More generally, building codes precisely specify various measures to protect those inside buildings from uncertain events. These include fire, but also damage from weather, weak building foundations, and other natural phenomena like earthquakes.
What these protection measures have in common is that they typically generate what looks like over-engineered solutions. They are designed for a certain set of events — the once-in-a-lifetime storm or the once-in-a-century flood. When those events occur, the engineering seems worthwhile. But, in their absence, there is cause to wonder. For many years, Freakonomics authors Steven Levitt and Stephen Dubner pointed out how life vests and rafts on aircraft — not to mention the safety demonstrations of each — appeared wasteful, given that no aircraft had successfully landed on water. Then, in 2009, Captain Sullenberger landed a US Airways plane with no working engines on the Hudson River. Does that one example of a low-probability event make the precautionary life vests worth it? It is hard to know. But we cannot conclude that the absence of a possible outcome causes us to assess the probability of that outcome at zero.

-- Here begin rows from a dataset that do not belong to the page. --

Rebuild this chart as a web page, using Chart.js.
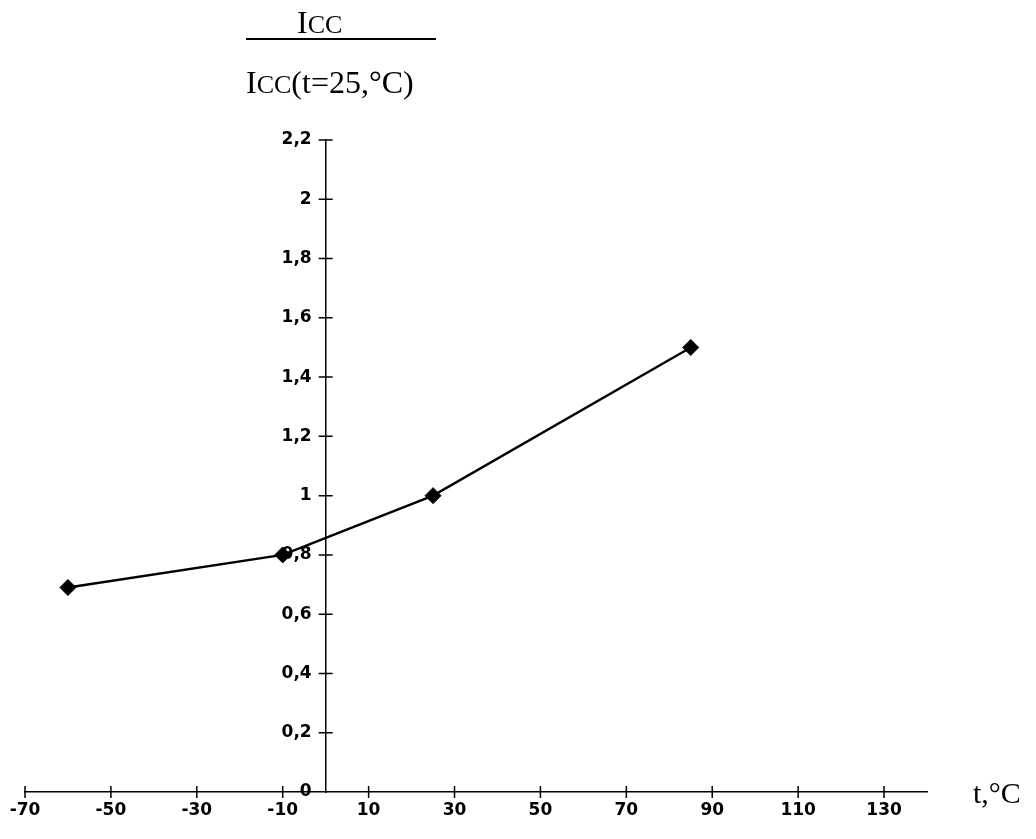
<!DOCTYPE html>
<html>
<head>
<meta charset="utf-8">
<script src="https://cdn.jsdelivr.net/npm/chart.js@4/dist/chart.umd.min.js"></script>
<style>
  html, body { margin: 0; padding: 0; background: #fff; }
  #wrap { width: 1036px; height: 839px; position: relative; }
</style>
</head>
<body>
<div id="wrap"><canvas id="myChart"></canvas></div>
<script>
// temperature, deg C
var temps = [-60, -10, 25, 85];
// Icc / Icc(t=25)
var ratios = [0.69, 0.8, 1.0, 1.5];
var xTicks = [-70, -50, -30, -10, 10, 30, 50, 70, 90, 110, 130];
var yTicks = [0, 0.2, 0.4, 0.6, 0.8, 1, 1.2, 1.4, 1.6, 1.8, 2, 2.2];

var points = temps.map(function(t, i){ return {x: t, y: ratios[i]}; });

// tick marks that cross the axis line on both sides
var crossTicks = {
  id: 'crossTicks',
  afterDraw: function(chart){
    var ctx = chart.ctx, xs = chart.scales.x, ys = chart.scales.y;
    var x0 = xs.getPixelForValue(0), y0 = ys.getPixelForValue(0);
    ctx.save();
    ctx.strokeStyle = '#000';
    ctx.lineWidth = 1.5;
    ctx.beginPath();
    xTicks.forEach(function(v){
      var px = xs.getPixelForValue(v);
      ctx.moveTo(px, y0 - 6); ctx.lineTo(px, y0 + 6);
    });
    yTicks.forEach(function(v){
      if (v === 0) return;
      var py = ys.getPixelForValue(v);
      ctx.moveTo(x0 - 7, py); ctx.lineTo(x0 + 7, py);
    });
    ctx.stroke();
    ctx.restore();
  }
};

// "Icc / Icc(t=25,°C)" fraction and the "t,°C" axis name
var axisNames = {
  id: 'axisNames',
  afterDraw: function(chart){
    var ctx = chart.ctx, xs = chart.scales.x, ys = chart.scales.y;
    ctx.save();
    ctx.fillStyle = '#000';
    ctx.textBaseline = 'alphabetic';
    ctx.textAlign = 'left';
    function icc(x, y){
      ctx.font = '32px "Liberation Serif", "Times New Roman", serif';
      ctx.fillText('I', x, y);
      var w = ctx.measureText('I').width;
      ctx.font = '26px "Liberation Serif", "Times New Roman", serif';
      ctx.fillText('CC', x + w, y);
      return x + w + ctx.measureText('CC').width;
    }
    icc(297, 33);
    ctx.fillRect(246, 38, 190, 2);
    var e = icc(246, 93);
    ctx.font = '32px "Liberation Serif", "Times New Roman", serif';
    ctx.fillText('(t=25,°C)', e, 93);
    ctx.font = '30px "Liberation Serif", "Times New Roman", serif';
    ctx.fillText('t,°C', xs.right + 46, ys.getPixelForValue(0) + 11);
    ctx.restore();
  }
};

// y labels of an axis placed at x=0 get no padding in Chart.js, push them left
function padYLabels(scale){
  var base = Object.getPrototypeOf(scale)._computeLabelItems;
  scale._computeLabelItems = function(area){
    var items = base.call(this, area);
    items.forEach(function(it){ it.options.translation[0] -= 14; });
    return items;
  };
}

var ctx = document.getElementById("myChart");
var myChart = new Chart(ctx, {
  type: 'scatter',
  data: {
    datasets: [{
      data: points,
      showLine: true,
      borderColor: '#000',
      backgroundColor: '#000',
      borderWidth: 2.4,
      pointStyle: 'rectRot',
      pointRadius: 8,
      pointBorderWidth: 1,
      pointHoverRadius: 8,
      clip: false
    }]
  },
  plugins: [crossTicks, axisNames],
  options: {
    responsive: true,
    maintainAspectRatio: false,
    animation: false,
    layout: { padding: { left: 25, right: 109, top: 140, bottom: 47 } },
    plugins: { legend: { display: false }, tooltip: { enabled: false } },
    scales: {
      x: {
        type: 'linear',
        position: { y: 0 },
        min: -70,
        max: 140,
        afterBuildTicks: function(scale){
          scale.ticks = xTicks.map(function(v){ return {value: v}; });
        },
        grid: { display: false, drawTicks: false },
        border: { display: true, color: '#000', width: 1.5 },
        ticks: {
          autoSkip: false,
          maxRotation: 0,
          padding: 8,
          color: '#000',
          font: { family: '"DejaVu Sans", sans-serif', size: 17, weight: 'bold' }
        }
      },
      y: {
        type: 'linear',
        position: { x: 0 },
        min: 0,
        max: 2.2,
        afterBuildTicks: function(scale){
          scale.ticks = yTicks.map(function(v){ return {value: v}; });
        },
        afterUpdate: padYLabels,
        grid: { display: false, drawTicks: false },
        border: { display: true, color: '#000', width: 1.5 },
        ticks: {
          color: '#000',
          font: { family: '"DejaVu Sans", sans-serif', size: 17, weight: 'bold' },
          callback: function(v){ return String(Math.round(v * 10) / 10).replace('.', ','); }
        }
      }
    }
  }
});
</script>
</body>
</html>
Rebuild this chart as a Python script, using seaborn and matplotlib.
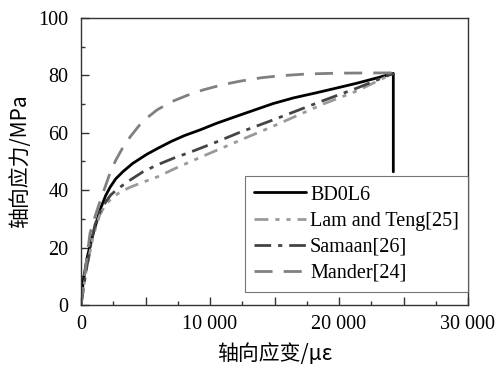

Levitt and Dubner’s main point, however, is that while it is often possible when protection measures are employed to assess the likelihood or change in the likelihood of underlying uncertainty over time, it is not possible to measure whether the investments made to reduce the probability of a consequence are excessive, as the very risk management strategy employed takes away that information. It is entirely possible that too much is wasted on something that, for other reasons, is no longer high risk at all.